Edit: ah no, they stopped https://developers.google.com/search/docs/advanced/crawling/.... I don't think 2 DNS lookups are acceptable to block a GET request but I think it can be done out of band, i.e. isGooglebotIp function can fire away a Redis query and if nothing was found, to put the ip into the DNS verify queue. A few requests later, the bot will now get banned thanks to a new record in Redis.

1vuio0pswjnm7 · on Dec 18, 2020

No need to use a Googlebot UA string. Others will work. Such as

Mozilla/5.0 (Windows NT 10.0; Win64; x64; rv:78.0) Gecko/20100101 Firefox/78.0

miyuru · on Dec 18, 2020

no need a secret unique UA. just PTR the IP and check the host.

This method is already used by stackoverflow to hide the sitemap.

https://meta.stackexchange.com/a/37272/158100

smileysteve · on Dec 18, 2020

Things that would be inadvisable while most of these companies are actively under suit for antitrust issues.

kobalsky · on Dec 18, 2020

it already happens, try to create your own search engine an index Amazon. captchas everywhere, their robots.txt is just for show.

Too · on Dec 21, 2020

This trick is almost older than the internet, so if someone cared they would block it already. Sending google.com as Referrer is another variant of it. Before stackoverflow days this was very useful for getting past the paywall on expertsexchange for example.

I was under the impression that serving other content to google would greatly punish your pagerank and even pull you off the search results completely.

txdv · on Dec 18, 2020

so much to google embracing the open web

1vuio0pswjnm7 · on Dec 18, 2020

When Twitter announced they were going to stop supporting browsers not on their list of supported browsers, I figured their attempts to block would be something more than just checking the value of the user-agent header.

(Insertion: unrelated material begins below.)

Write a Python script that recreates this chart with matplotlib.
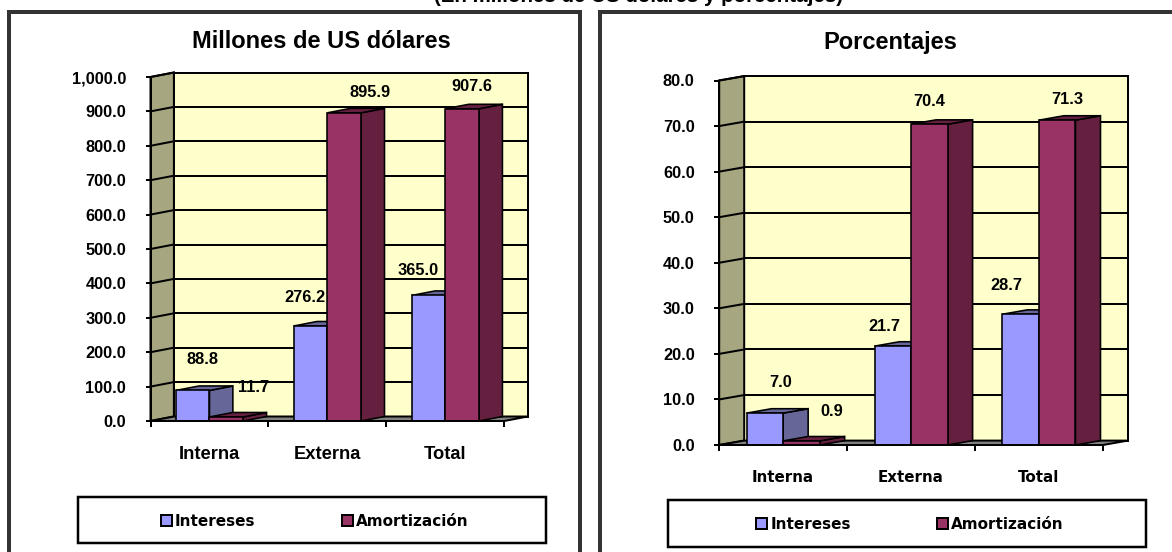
import matplotlib
matplotlib.use('Agg')
import matplotlib.pyplot as plt
from matplotlib.patches import Polygon, Rectangle, Patch
from matplotlib.transforms import Affine2D

W, H = 1172, 552

categories = ['Interna', 'Externa', 'Total']
series_names = ['Intereses', 'Amortización']

usd_interest = [88.8, 276.2, 365.0]
usd_amort = [11.7, 895.9, 907.6]
usd_ticks = [0, 100, 200, 300, 400, 500, 600, 700, 800, 900, 1000]
usd_ticklabels = ['0.0', '100.0', '200.0', '300.0', '400.0', '500.0', '600.0',
                  '700.0', '800.0', '900.0', '1,000.0']

pct_interest = [7.0, 21.7, 28.7]
pct_amort = [0.9, 70.4, 71.3]
pct_ticks = [0, 10, 20, 30, 40, 50, 60, 70, 80]
pct_ticklabels = ['0.0', '10.0', '20.0', '30.0', '40.0', '50.0', '60.0', '70.0', '80.0']

# label offsets from the bar top, in pixels (the original places them by hand)
usd_offsets = [[(10, 31), (-6, 28), (-10, 25)], [(27, 29), (26, 20), (10, 22)]]
pct_offsets = [[(16, 31), (-8, 20), (-14, 29)], [(30, 29), (0, 23), (10, 21)]]

BLUE, BLUE_SIDE = '#9999ff', '#666699'
WINE, WINE_SIDE = '#993366', '#66203f'
BACK, WALL, FLOOR = '#ffffcc', '#a6a680', '#808080'
FRAME = '#333333'
BAR_W = 1 / 3.5
px = 72 / 100  # points per pixel

fig = plt.figure(figsize=(W / 100, H / 100), dpi=100, facecolor='white')


def frame(x0, y0, x1, y1):
    fig.add_artist(Rectangle((x0 / W, 1 - y1 / H), (x1 - x0) / W, (y1 - y0) / H,
                             transform=fig.transFigure, fill=False,
                             edgecolor=FRAME, linewidth=4 * px))


def draw_bar(ax, back, x, val, face, side):
    kw = dict(edgecolor='black', linewidth=1.6 * px, joinstyle='miter', clip_on=False)
    left, right = x - BAR_W / 2, x + BAR_W / 2
    # the depth is only known in pixels, so mix front and shifted corners by hand
    to_disp = ax.transData.transform
    a, b = to_disp((left, val)), to_disp((right, val))
    c = to_disp((right, 0))
    dx, dy = back.transform((0, 0)) - to_disp((0, 0))
    top = [a, b, b + (dx, dy), a + (dx, dy)]
    rside = [b, c, c + (dx, dy), b + (dx, dy)]
    for pts, col in ((rside, side), (top, side)):
        ax.add_patch(Polygon(pts, closed=True, facecolor=col, transform=None, zorder=3, **kw))
    ax.add_patch(Rectangle((left, 0), BAR_W, val, facecolor=face, zorder=4, **kw))


def panel(box, depth, interest, amort, ticks, ticklabels, title, title_xy, offsets,
          cat_font, cat_size, cat_y, legend_box):
    x0, y_top, x1, y_bot = box
    ax = fig.add_axes([x0 / W, 1 - y_bot / H, (x1 - x0) / W, (y_bot - y_top) / H])
    ax.set_xlim(0, 3)
    ax.set_ylim(0, ticks[-1])
    ax.patch.set_visible(False)
    for s in ('top', 'right'):
        ax.spines[s].set_visible(False)
    for s in ('left', 'bottom'):
        ax.spines[s].set_linewidth(2 * px)
        ax.spines[s].set_zorder(6)

    back = ax.transData + Affine2D().translate(*depth)
    disp = ax.transData.transform
    dx, dy = depth
    ymax = ticks[-1]
    p00, p30, p0t = disp((0, 0)), disp((3, 0)), disp((0, ymax))
    shift = (dx, dy)

    line = dict(edgecolor='black', linewidth=2 * px, joinstyle='miter', clip_on=False)
    ax.add_patch(Polygon([p00, p0t, p0t + shift, p00 + shift], closed=True, facecolor=WALL,
                         transform=None, zorder=1, **line))
    ax.add_patch(Polygon([p00, p30, p30 + shift, p00 + shift], closed=True, facecolor=FLOOR,
                         transform=None, zorder=1, **line))
    ax.add_patch(Rectangle((0, 0), 3, ymax, transform=back, facecolor=BACK, zorder=0.5, **line))

    # gridlines on back wall and side wall
    for t in ticks[1:-1]:
        ax.plot([0, 3], [t, t], color='black', lw=2 * px, transform=back, zorder=2,
                solid_capstyle='butt', clip_on=False)
    for t in ticks[1:]:
        p = disp((0, t))
        ax.plot([p[0], p[0] + dx], [p[1], p[1] + dy], color='black', lw=2 * px,
                transform=None, zorder=2, clip_on=False)

    for i in range(3):
        draw_bar(ax, back, i + 0.5 - BAR_W / 2, interest[i], BLUE, BLUE_SIDE)
        draw_bar(ax, back, i + 0.5 + BAR_W / 2, amort[i], WINE, WINE_SIDE)
        for vals, sgn, off in ((interest, -1, offsets[0][i]), (amort, 1, offsets[1][i])):
            ax.annotate(f'{vals[i]:.1f}', (i + 0.5 + sgn * BAR_W / 2, vals[i]),
                        xytext=(off[0] * px, off[1] * px), textcoords='offset points',
                        ha='center', va='center', family='Liberation Sans', weight='bold',
                        fontsize=11.8, zorder=7, annotation_clip=False)

    ax.set_yticks(ticks)
    ax.set_yticklabels(ticklabels, family='Liberation Sans', weight='bold', fontsize=11.8)
    for lab in ax.get_yticklabels():
        lab.set_transform(lab.get_transform() + Affine2D().translate(0, -1))
    ax.set_xticks([0, 1, 2, 3])
    ax.set_xticklabels([])
    ax.set_xticks([0.5, 1.5, 2.5], minor=True)
    ax.set_xticklabels(categories, minor=True, family=cat_font, weight='bold', fontsize=cat_size)
    ax.tick_params(axis='y', length=5.5 * px, width=2 * px, pad=19 * px)
    ax.tick_params(axis='x', which='major', length=6 * px, width=2 * px)
    ax.tick_params(axis='x', which='minor', length=0, pad=(cat_y - y_bot - 9) * px)

    fig.text(title_xy[0] / W, 1 - title_xy[1] / H, title, family='Liberation Sans',
             weight='bold', fontsize=17, ha='center', va='center')

    handles = [Patch(facecolor=BLUE, edgecolor='black', linewidth=2 * px),
               Patch(facecolor=WINE, edgecolor='black', linewidth=2 * px)]
    lx0, ly0, lx1, ly1 = legend_box
    fig.add_artist(Rectangle((lx0 / W, 1 - ly1 / H), (lx1 - lx0) / W, (ly1 - ly0) / H,
                             transform=fig.transFigure, facecolor='white',
                             edgecolor='black', linewidth=2.5 * px))
    fig.legend(handles, series_names, ncol=2, loc='center',
               bbox_to_anchor=(((lx0 + lx1) / 2 + 3) / W, 1 - ((ly0 + ly1) / 2 + 1) / H),
               frameon=False, handlelength=0.72, handleheight=0.72, handletextpad=0.2,
               columnspacing=5.66, prop={'family': 'DejaVu Sans', 'weight': 'bold', 'size': 11})
    return ax


frame(9.5, 12, 580, 556)
frame(599.5, 12, 1176, 556)

panel((150.5, 77, 504.3, 421), (23.4, 4.5), usd_interest, usd_amort, usd_ticks, usd_ticklabels,
      'Millones de US dólares', (321, 41.5), usd_offsets, 'Liberation Sans', 13.2, 455,
      (78, 497, 545.5, 543))
panel((719.2, 80.5, 1102.9, 445), (25, 4.4), pct_interest, pct_amort, pct_ticks, pct_ticklabels,
      'Porcentajes', (890, 43), pct_offsets, 'DejaVu Sans', 10.9, 479,
      (668, 500, 1146, 546.5))

fig.text(638 / W, 1 + 4 / H, '(En millones de US dólares y porcentajes)', family='Liberation Sans',
         weight='bold', fontsize=14.8, ha='center', va='center')

fig.savefig('out.png', dpi=100)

They should just announce that users must use a particular user-agent header value and provide a list of approved values. If no one else compiles a list of acceptable user-agent header values for Twitter, I might have to do it.

Every user should just use the same user-agent header value. That would negate any utility of the user-agent header.

sethaurus · on Dec 18, 2020

It’s been received wisdom until now that Google penalizes websites which behave differently when scraped by the Googlebot. Is that no longer the case?

SXX · on Dec 18, 2020

Pinterest has proven by spamming SERP for years that if you're big enough Google will close eyes on it.

syshum · on Dec 18, 2020

That applies to more than just google

If you are big enough, there are separate rules for you (or no rules)

smarx007 · on Dec 18, 2020

They will serve same content to users with JS enabled and legit Googlebots while blocking clients w/o JS and bots. I don't think it violates Google rules but ofc is of questionable decency.

ec109685 · on Dec 18, 2020

And Google can verify by crawling the site with and without JavaScript.

Also, google has a commercial relationship with them: https://www.convinceandconvert.com/social-media-research/twi...

67868018 · on Dec 19, 2020

You just need the word "Bot" in your user agent. Requires for fetching Twittercards for link previews too. Changed earlier this year.